Cooling is now more visible in national planning than at any point in the past decade, but financing remains the central implementation bottleneck. UNEP’s Global Cooling Watch 2025 shows that 134 countries now include cooling in NDCs, NAPs, LT-LEDS, energy plans, or other national strategies, while 29 countries have set dedicated cooling emissions targets. The planning architecture is emerging. The challenge is turning it into investment pipelines.
This gap is becoming more costly. Under business as usual, cooling-related emissions would almost double over 2022 levels by 2050. At the same time, according to IFC-UNEP’s Cooler Finance, sustainable cooling in developing economies represents annual market demand of at least USD 600 billion. The clear implication is that financing decisions made in this decade will determine whether rising cooling demand translates into climate-compatible delivery or infrastructure lock-in.

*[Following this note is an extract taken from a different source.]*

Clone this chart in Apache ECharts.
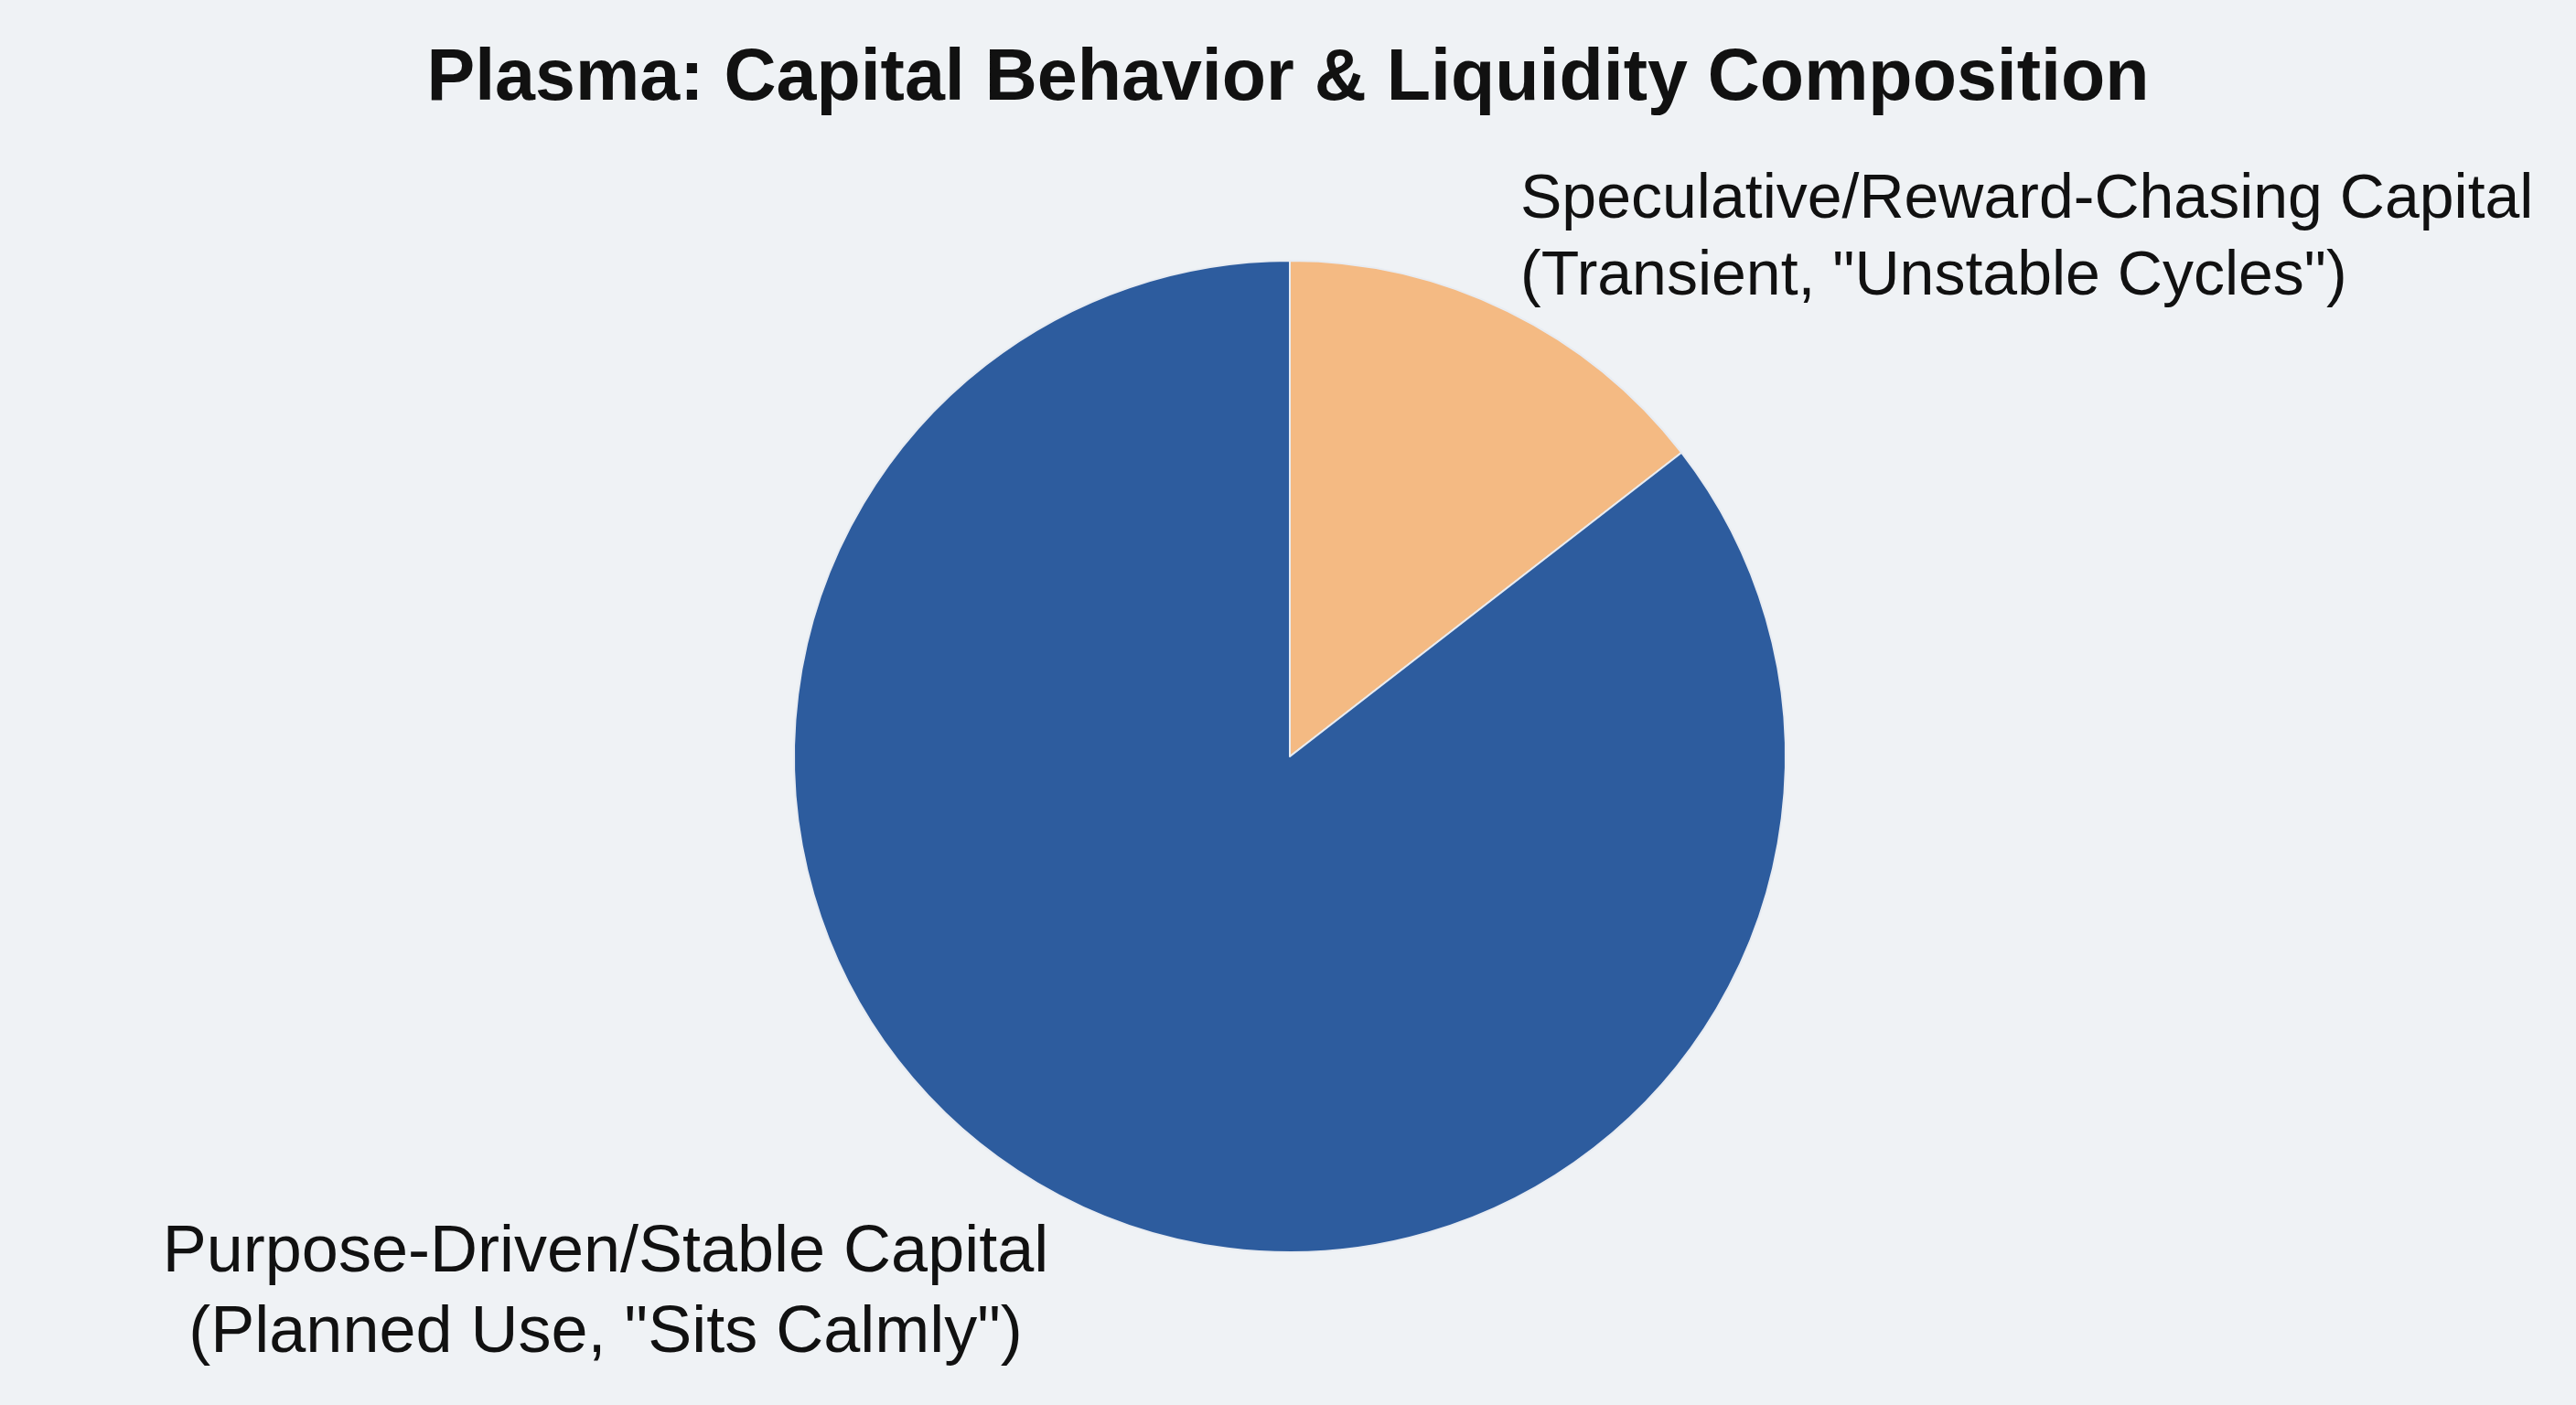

This is where National Cooling Action Plans (NCAPs) serve as implementation frameworks to identify priority sectors, sequence interventions, define investment needs, and structure partnerships. That includes translating targets on refrigerants, efficiency, passive cooling, and access into project preparation pipelines that development finance institutions, the private sector, and concessional funds can actually engage with. Early experience from programmes working directly with financial institutions to build lending capacity and develop tailored financing models suggests that sustainable cooling can be integrated into mainstream green finance portfolios.
This event will focus on the practical financing challenge of moving from national cooling plans and targets to investment-ready delivery pathways.